*WHAT THE TASK REQUIRES*
Beginning at the first line of the data, print each line exactly, stopping after the line that contains "plt.rcParams['mathtext.fontset'] = 'stix'".

*DATA*

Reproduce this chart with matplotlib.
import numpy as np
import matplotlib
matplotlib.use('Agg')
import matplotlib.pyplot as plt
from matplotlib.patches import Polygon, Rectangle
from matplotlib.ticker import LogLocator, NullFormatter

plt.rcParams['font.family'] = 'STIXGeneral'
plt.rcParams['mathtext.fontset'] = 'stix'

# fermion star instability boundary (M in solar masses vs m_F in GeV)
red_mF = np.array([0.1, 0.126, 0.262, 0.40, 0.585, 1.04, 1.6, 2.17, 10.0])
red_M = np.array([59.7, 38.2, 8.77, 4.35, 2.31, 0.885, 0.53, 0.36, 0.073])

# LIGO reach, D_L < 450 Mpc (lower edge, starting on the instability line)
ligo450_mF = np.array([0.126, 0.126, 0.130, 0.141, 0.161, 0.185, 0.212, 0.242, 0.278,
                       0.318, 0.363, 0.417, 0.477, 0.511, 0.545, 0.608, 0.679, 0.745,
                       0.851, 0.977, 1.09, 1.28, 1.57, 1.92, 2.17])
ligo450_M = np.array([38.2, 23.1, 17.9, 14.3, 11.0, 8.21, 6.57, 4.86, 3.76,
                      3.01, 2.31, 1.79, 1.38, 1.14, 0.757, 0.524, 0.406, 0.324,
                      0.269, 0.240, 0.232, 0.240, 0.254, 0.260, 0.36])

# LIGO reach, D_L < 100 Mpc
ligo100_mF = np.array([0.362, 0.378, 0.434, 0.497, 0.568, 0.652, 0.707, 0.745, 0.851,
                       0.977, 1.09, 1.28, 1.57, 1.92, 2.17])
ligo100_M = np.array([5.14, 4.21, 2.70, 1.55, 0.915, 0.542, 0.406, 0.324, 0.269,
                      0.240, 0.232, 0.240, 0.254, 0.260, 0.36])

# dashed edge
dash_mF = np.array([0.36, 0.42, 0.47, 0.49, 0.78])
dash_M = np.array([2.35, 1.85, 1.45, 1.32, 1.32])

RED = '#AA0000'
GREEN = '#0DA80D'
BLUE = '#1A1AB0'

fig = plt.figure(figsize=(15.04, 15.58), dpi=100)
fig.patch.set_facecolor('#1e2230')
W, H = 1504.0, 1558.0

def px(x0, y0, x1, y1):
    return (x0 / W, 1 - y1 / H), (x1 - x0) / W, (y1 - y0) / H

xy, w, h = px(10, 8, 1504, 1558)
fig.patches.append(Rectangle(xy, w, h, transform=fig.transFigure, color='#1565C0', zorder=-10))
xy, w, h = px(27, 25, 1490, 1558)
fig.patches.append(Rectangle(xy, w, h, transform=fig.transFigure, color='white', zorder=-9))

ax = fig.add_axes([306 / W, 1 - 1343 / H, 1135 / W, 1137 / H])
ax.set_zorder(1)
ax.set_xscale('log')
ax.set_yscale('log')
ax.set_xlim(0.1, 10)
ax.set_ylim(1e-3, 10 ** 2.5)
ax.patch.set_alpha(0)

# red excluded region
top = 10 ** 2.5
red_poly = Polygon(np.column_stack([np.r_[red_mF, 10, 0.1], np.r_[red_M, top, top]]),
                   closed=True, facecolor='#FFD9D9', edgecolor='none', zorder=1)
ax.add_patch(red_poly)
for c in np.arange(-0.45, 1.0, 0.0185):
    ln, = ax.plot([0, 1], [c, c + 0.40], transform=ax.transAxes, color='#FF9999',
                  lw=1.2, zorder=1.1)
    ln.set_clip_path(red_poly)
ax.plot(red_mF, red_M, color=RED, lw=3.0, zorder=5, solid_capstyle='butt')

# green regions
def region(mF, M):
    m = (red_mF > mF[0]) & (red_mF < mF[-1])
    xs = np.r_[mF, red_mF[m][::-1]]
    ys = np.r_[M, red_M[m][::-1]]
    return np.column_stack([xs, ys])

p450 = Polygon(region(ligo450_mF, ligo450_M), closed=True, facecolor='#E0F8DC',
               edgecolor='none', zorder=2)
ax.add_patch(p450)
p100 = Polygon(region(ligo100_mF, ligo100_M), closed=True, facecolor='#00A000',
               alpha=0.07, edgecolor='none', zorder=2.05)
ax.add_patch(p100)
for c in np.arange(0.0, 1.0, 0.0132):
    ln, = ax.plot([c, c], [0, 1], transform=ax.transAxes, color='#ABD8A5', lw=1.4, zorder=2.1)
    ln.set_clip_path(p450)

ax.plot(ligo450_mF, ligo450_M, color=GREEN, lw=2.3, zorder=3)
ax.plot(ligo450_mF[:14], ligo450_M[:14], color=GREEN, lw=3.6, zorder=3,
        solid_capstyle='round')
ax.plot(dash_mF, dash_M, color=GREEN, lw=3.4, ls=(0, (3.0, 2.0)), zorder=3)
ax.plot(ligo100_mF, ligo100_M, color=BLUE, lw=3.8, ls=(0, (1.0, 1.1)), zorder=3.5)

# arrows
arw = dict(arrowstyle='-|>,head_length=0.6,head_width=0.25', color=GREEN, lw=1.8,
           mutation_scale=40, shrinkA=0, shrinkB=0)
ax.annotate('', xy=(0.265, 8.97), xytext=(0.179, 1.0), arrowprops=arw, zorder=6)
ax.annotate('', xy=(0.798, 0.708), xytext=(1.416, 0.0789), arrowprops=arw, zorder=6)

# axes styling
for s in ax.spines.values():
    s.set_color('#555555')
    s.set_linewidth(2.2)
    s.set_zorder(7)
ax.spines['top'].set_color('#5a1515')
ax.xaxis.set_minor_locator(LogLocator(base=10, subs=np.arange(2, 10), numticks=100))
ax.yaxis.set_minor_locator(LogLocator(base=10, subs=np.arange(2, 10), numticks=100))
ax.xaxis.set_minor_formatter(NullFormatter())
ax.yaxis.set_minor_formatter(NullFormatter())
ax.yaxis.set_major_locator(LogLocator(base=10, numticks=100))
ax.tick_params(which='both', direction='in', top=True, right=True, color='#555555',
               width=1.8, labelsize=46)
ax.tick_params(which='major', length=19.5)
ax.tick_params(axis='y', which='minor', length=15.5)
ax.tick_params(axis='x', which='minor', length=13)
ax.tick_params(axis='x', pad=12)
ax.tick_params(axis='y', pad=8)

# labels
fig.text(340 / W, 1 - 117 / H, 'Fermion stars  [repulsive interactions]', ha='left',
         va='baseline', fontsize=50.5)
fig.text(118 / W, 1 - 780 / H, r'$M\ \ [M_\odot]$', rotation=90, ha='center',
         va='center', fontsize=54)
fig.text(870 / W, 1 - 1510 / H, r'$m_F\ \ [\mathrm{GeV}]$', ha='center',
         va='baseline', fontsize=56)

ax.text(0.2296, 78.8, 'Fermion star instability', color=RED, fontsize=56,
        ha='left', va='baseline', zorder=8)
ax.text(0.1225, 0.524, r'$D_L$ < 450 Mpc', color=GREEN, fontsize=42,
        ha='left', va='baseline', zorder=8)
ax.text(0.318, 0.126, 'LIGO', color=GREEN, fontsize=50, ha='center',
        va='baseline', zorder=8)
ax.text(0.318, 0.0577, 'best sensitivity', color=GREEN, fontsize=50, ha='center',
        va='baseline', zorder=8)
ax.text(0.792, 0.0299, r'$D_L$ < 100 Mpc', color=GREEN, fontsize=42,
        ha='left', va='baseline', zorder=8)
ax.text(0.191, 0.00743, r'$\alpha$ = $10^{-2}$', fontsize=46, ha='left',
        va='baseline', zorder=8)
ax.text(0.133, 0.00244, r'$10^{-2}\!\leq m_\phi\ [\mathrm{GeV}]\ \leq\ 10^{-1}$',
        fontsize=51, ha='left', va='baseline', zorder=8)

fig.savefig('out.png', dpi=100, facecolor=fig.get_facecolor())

*EXERCISE ANSWER*
Reproduce this chart with matplotlib.
import numpy as np
import matplotlib
matplotlib.use('Agg')
import matplotlib.pyplot as plt
from matplotlib.patches import Polygon, Rectangle
from matplotlib.ticker import LogLocator, NullFormatter

plt.rcParams['font.family'] = 'STIXGeneral'
plt.rcParams['mathtext.fontset'] = 'stix'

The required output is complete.